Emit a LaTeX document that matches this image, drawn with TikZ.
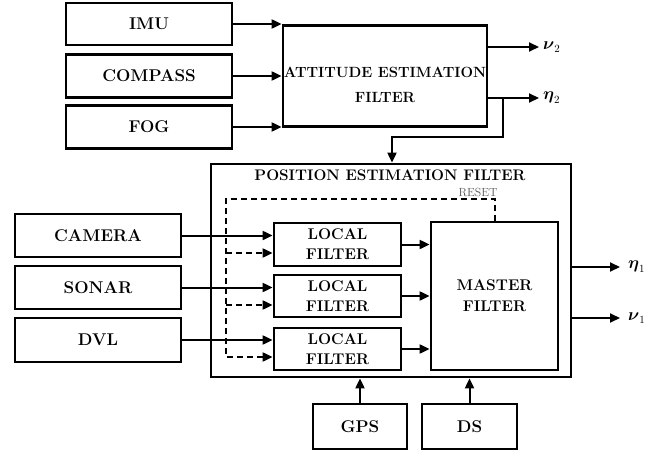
\documentclass[tikz,border=0pt]{standalone}
\usepackage{amsmath,amssymb}
\usepackage{tikz}
\usepackage{xcolor}
\usetikzlibrary{arrows.meta}

\begin{document}
\begin{tikzpicture}[x=1pt, y=-1pt,
    box/.style={rectangle, draw, line width=2.8pt, inner sep=0pt, align=center, font=\fontsize{17}{20}\selectfont\bfseries},
    arr/.style={line width=2pt, -{Triangle[length=10pt,width=9pt]}},
    dasharr/.style={arr, dash pattern=on 6pt off 4pt},
    lbl/.style={anchor=west, inner sep=0pt, font=\fontsize{16}{18}\selectfont}]
    \useasboundingbox (0,0) rectangle (658,452);

    % Attitude sensors
    \node[box, minimum width=166pt, minimum height=42pt] (imu) at (149,24) {IMU};
    \node[box, minimum width=166pt, minimum height=43pt] (compass) at (149,76) {COMPASS};
    \node[box, minimum width=166pt, minimum height=43pt] (fog) at (149,127) {FOG};

    % Attitude filter
    \node[box, minimum width=204pt, minimum height=101pt] (att) at (385,76) {};
    \node[align=center, font=\fontsize{14.8}{25}\selectfont\bfseries] (atttext) at (385,84.5) {ATTITUDE ESTIMATION\\FILTER};
    \node[lbl] (nu2) at (543,47) {$\boldsymbol{\nu}_2$};
    \node[lbl] (eta2) at (543,98) {$\boldsymbol{\eta}_2$};

    % Position filter
    \node[box, minimum width=360pt, minimum height=213pt] (pos) at (391,270.5) {};
    \node[font=\fontsize{15.3}{18}\selectfont\bfseries] (postitle) at (390,175) {POSITION ESTIMATION FILTER};
    \node[font=\fontsize{11.8}{14}\selectfont, text=black!65] (reset) at (478,192) {RESET};
    \node[box, minimum width=127pt, minimum height=43pt, font=\fontsize{15.5}{20}\selectfont\bfseries] (lf1) at (337.5,244.5) {LOCAL\\FILTER};
    \node[box, minimum width=127pt, minimum height=42pt, font=\fontsize{15.5}{20}\selectfont\bfseries] (lf2) at (337.5,296) {LOCAL\\FILTER};
    \node[box, minimum width=127pt, minimum height=42pt, font=\fontsize{15.5}{20}\selectfont\bfseries] (lf3) at (337.5,349) {LOCAL\\FILTER};
    \node[box, minimum width=127pt, minimum height=148pt, font=\fontsize{15.5}{21}\selectfont\bfseries] (master) at (494.5,296) {MASTER\\FILTER};
    \node[lbl] (eta1) at (628,267) {$\boldsymbol{\eta}_1$};
    \node[lbl] (nu1) at (628,318) {$\boldsymbol{\nu}_1$};

    % Position sensors
    \node[box, minimum width=166pt, minimum height=43pt] (camera) at (98,235.5) {CAMERA};
    \node[box, minimum width=166pt, minimum height=43pt] (sonar) at (98,287.5) {SONAR};
    \node[box, minimum width=166pt, minimum height=44pt] (dvl) at (98,340) {DVL};
    \node[box, minimum width=94pt, minimum height=45pt] (gps) at (360,426.5) {GPS};
    \node[box, minimum width=95pt, minimum height=45pt] (ds) at (469.5,426.5) {DS};

    \coordinate (split) at (503,98);
    \coordinate (bend) at (392,137);
    \coordinate (rtop) at (495,199);
    \coordinate (rleft) at (226,199);
    \coordinate (d1) at ([yshift=-8.5pt]lf1.west);
    \coordinate (d2) at ([yshift=-9pt]lf2.west);
    \coordinate (d3) at ([yshift=-8pt]lf3.west);

    \draw[arr] (imu.east) -- (imu.east -| att.west);
    \draw[arr] (compass.east) -- (compass.east -| att.west);
    \draw[arr] (fog.east) -- (fog.east -| att.west);
    \draw[arr] (att.east |- nu2) -- ([xshift=-4pt]nu2.west);
    \draw[arr] (att.east |- eta2) -- ([xshift=-4pt]eta2.west);
    \draw[arr] (split) |- (bend) -- (bend |- pos.north);

    \draw[arr] (camera.east) -- (camera.east -| lf1.west);
    \draw[arr] (sonar.east) -- (sonar.east -| lf2.west);
    \draw[arr] (dvl.east) -- (dvl.east -| lf3.west);
    \draw[dasharr] (master.north -| rtop) -- (rtop) -- (rleft) |- (d3);
    \draw[dasharr] (rleft |- d1) -- (d1);
    \draw[dasharr] (rleft |- d2) -- (d2);
    \draw[arr] (lf1.east) -- (lf1.east -| master.west);
    \draw[arr] (lf2.east) -- (lf2.east -| master.west);
    \draw[arr] (lf3.east) -- (lf3.east -| master.west);

    \draw[arr] (pos.east |- eta1) -- ([xshift=-8pt]eta1.west);
    \draw[arr] (pos.east |- nu1) -- ([xshift=-8pt]nu1.west);
    \draw[arr] (gps.north) -- (gps.north |- pos.south);
    \draw[arr] (ds.north) -- (ds.north |- pos.south);
\end{tikzpicture}
\end{document}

_____

Your copy of the data should match it exactly, except that pictures are left out.

Emit a LaTeX document that matches this image, drawn with TikZ.
\documentclass[tikz,border=0pt]{standalone}
\usepackage{amsmath,amssymb}
\usepackage{tikz}
\usepackage{xcolor}
\usetikzlibrary{arrows.meta}

\begin{document}
\begin{tikzpicture}[x=1pt, y=-1pt,
    box/.style={rectangle, draw, line width=2.8pt, inner sep=0pt, align=center, font=\fontsize{17}{20}\selectfont\bfseries},
    arr/.style={line width=2pt, -{Triangle[length=10pt,width=9pt]}},
    dasharr/.style={arr, dash pattern=on 6pt off 4pt},
    lbl/.style={anchor=west, inner sep=0pt, font=\fontsize{16}{18}\selectfont}]
    \useasboundingbox (0,0) rectangle (658,452);

    % Attitude sensors
    \node[box, minimum width=166pt, minimum height=42pt] (imu) at (149,24) {IMU};
    \node[box, minimum width=166pt, minimum height=43pt] (compass) at (149,76) {COMPASS};
    \node[box, minimum width=166pt, minimum height=43pt] (fog) at (149,127) {FOG};

    % Attitude filter
    \node[box, minimum width=204pt, minimum height=101pt] (att) at (385,76) {};
    \node[align=center, font=\fontsize{14.8}{25}\selectfont\bfseries] (atttext) at (385,84.5) {ATTITUDE ESTIMATION\\FILTER};
    \node[lbl] (nu2) at (543,47) {$\boldsymbol{\nu}_2$};
    \node[lbl] (eta2) at (543,98) {$\boldsymbol{\eta}_2$};

    % Position filter
    \node[box, minimum width=360pt, minimum height=213pt] (pos) at (391,270.5) {};
    \node[font=\fontsize{15.3}{18}\selectfont\bfseries] (postitle) at (390,175) {POSITION ESTIMATION FILTER};
    \node[font=\fontsize{11.8}{14}\selectfont, text=black!65] (reset) at (478,192) {RESET};
    \node[box, minimum width=127pt, minimum height=43pt, font=\fontsize{15.5}{20}\selectfont\bfseries] (lf1) at (337.5,244.5) {LOCAL\\FILTER};
    \node[box, minimum width=127pt, minimum height=42pt, font=\fontsize{15.5}{20}\selectfont\bfseries] (lf2) at (337.5,296) {LOCAL\\FILTER};
    \node[box, minimum width=127pt, minimum height=42pt, font=\fontsize{15.5}{20}\selectfont\bfseries] (lf3) at (337.5,349) {LOCAL\\FILTER};
    \node[box, minimum width=127pt, minimum height=148pt, font=\fontsize{15.5}{21}\selectfont\bfseries] (master) at (494.5,296) {MASTER\\FILTER};
    \node[lbl] (eta1) at (628,267) {$\boldsymbol{\eta}_1$};
    \node[lbl] (nu1) at (628,318) {$\boldsymbol{\nu}_1$};

    % Position sensors
    \node[box, minimum width=166pt, minimum height=43pt] (camera) at (98,235.5) {CAMERA};
    \node[box, minimum width=166pt, minimum height=43pt] (sonar) at (98,287.5) {SONAR};
    \node[box, minimum width=166pt, minimum height=44pt] (dvl) at (98,340) {DVL};
    \node[box, minimum width=94pt, minimum height=45pt] (gps) at (360,426.5) {GPS};
    \node[box, minimum width=95pt, minimum height=45pt] (ds) at (469.5,426.5) {DS};

    \coordinate (split) at (503,98);
    \coordinate (bend) at (392,137);
    \coordinate (rtop) at (495,199);
    \coordinate (rleft) at (226,199);
    \coordinate (d1) at ([yshift=-8.5pt]lf1.west);
    \coordinate (d2) at ([yshift=-9pt]lf2.west);
    \coordinate (d3) at ([yshift=-8pt]lf3.west);

    \draw[arr] (imu.east) -- (imu.east -| att.west);
    \draw[arr] (compass.east) -- (compass.east -| att.west);
    \draw[arr] (fog.east) -- (fog.east -| att.west);
    \draw[arr] (att.east |- nu2) -- ([xshift=-4pt]nu2.west);
    \draw[arr] (att.east |- eta2) -- ([xshift=-4pt]eta2.west);
    \draw[arr] (split) |- (bend) -- (bend |- pos.north);

    \draw[arr] (camera.east) -- (camera.east -| lf1.west);
    \draw[arr] (sonar.east) -- (sonar.east -| lf2.west);
    \draw[arr] (dvl.east) -- (dvl.east -| lf3.west);
    \draw[dasharr] (master.north -| rtop) -- (rtop) -- (rleft) |- (d3);
    \draw[dasharr] (rleft |- d1) -- (d1);
    \draw[dasharr] (rleft |- d2) -- (d2);
    \draw[arr] (lf1.east) -- (lf1.east -| master.west);
    \draw[arr] (lf2.east) -- (lf2.east -| master.west);
    \draw[arr] (lf3.east) -- (lf3.east -| master.west);

    \draw[arr] (pos.east |- eta1) -- ([xshift=-8pt]eta1.west);
    \draw[arr] (pos.east |- nu1) -- ([xshift=-8pt]nu1.west);
    \draw[arr] (gps.north) -- (gps.north |- pos.south);
    \draw[arr] (ds.north) -- (ds.north |- pos.south);
\end{tikzpicture}
\end{document}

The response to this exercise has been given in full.